2008年になると、排便が困難になりました。ベッドに横たわったまま排便した上、手を便まみれにしてしまった母親にパニックとなり、きつい言葉で叱りつける相田さん。その横で淡々と後始末にかかる相田さんの妻。母親は「昨日のうなぎが効いたのかねえ」などと言います。
その場面を受けた訪問看護ステーション所長の秋山さんは、「排泄をするリズムをヘルパーや訪問看護師に相談したり、食べ物に気をつけたりすること」により対処できることを指摘します。残念ながら、相田さんにはそれに関するアドバイスはなかったとか。介護福祉士の和田さんは「医療や介護はシステムではなく、そういうことに関して起こることを予測し、知恵を出すためのもの」と、相田さんに対するサポートのあり方に疑問を投げかけます。
その和田さんが示したのが「小規模多機能型居宅介護」。訪問、施設への通所、そして施設での泊まりを、それぞれの事情に応じてチョイスしたり組み合わせたりするというものです。ただ、現行の保険制度では採算がとれないなどで、認知症保険者のわずか3%しか利用されていないとか。国は、先々はこの割合を増やしていく方針、と。

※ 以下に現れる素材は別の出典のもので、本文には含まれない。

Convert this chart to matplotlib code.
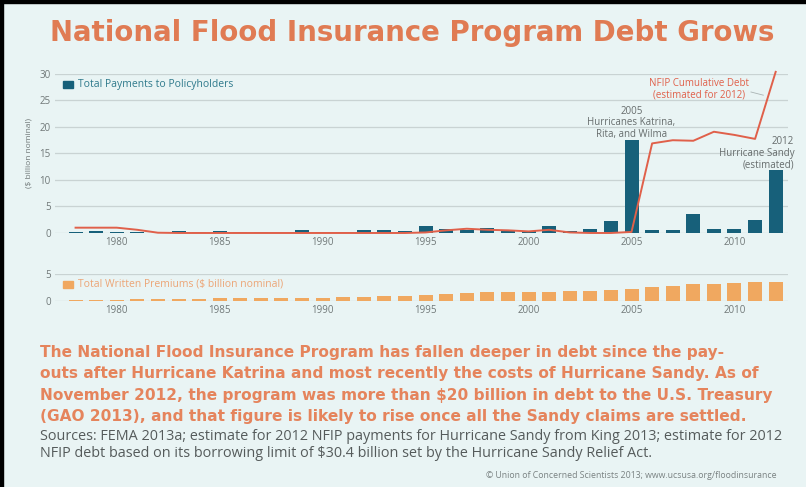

2010年。食べることが大好きだったはずの99歳の母親は、ついに何も食べられないようになってしまいました。なんとかして口に流動食を与えようとする相田さんでしたが、やがて高熱を発するようになりました。
これについて、医師の新田國夫さんは「これは容体が急変したのではなくて、嚥下障害による誤飲性肺炎で、予測できる範囲」であり、無理に食べさせようとしないほうがよかったと指摘します。
2011年、母親は緊急入院します。病院のベッドで小さく縮こまり、呼びかけにも応答できない状態でしたが、それでも一度だけ、呼びかけに対して返事を返したのでした。そして、同年の8月、母親は亡くなりました。

相田さんは、介護の日々を振り返ってこう語りました。
「人間はこうやって死んでいくんだ、というのを全部見せてくれた。それが、私に残してくれた最大のプレゼント」
番組の最後、相田さんが「忘れられないカット」という場面が映し出されました。相田さんから年齢を訊かれ、96歳であることを確認した母親は、しみじみとした調子でこう言いました。
「96か•••おかげさんで長生きしたねえ」

番組を観る前は、深刻で重い内容を想像していたのですが、相田さんとさまざまな番組で組んできた三宅民夫アナウンサーや、専門家らとのやりとりは思いのほか軽妙なものがあり、時に笑いすら誘われました。何より、母親とユーモラスな会話をしながら、介護に奮闘する相田さんの姿はとても印象的でした。
認知症や介護をめぐる話は、えてして重く深刻なこととして語られがちです。それも間違いなく現実の一端ではありますが、少しでも多くの人たちに関心を共有していただくためにも、ある種の軽妙さを持ったこの番組の語り口は良かったのではないか、と感じました。
同時に、排便をめぐるトラブルや、帯状疱疹の処置を誤ってしまうなどの生々しい状況をも赤裸々に記録した映像や、そこから導き出された教訓や専門家によるアドバイスには、教えられるところも多々ありました。
65歳以上の4人に1人が認知症、という時代にあって、近親者が認知症になるという状況は他人事ではないわけであり、いろいろなことを考えさせてくれる内容でした。やはり、観ておいてよかったと思います。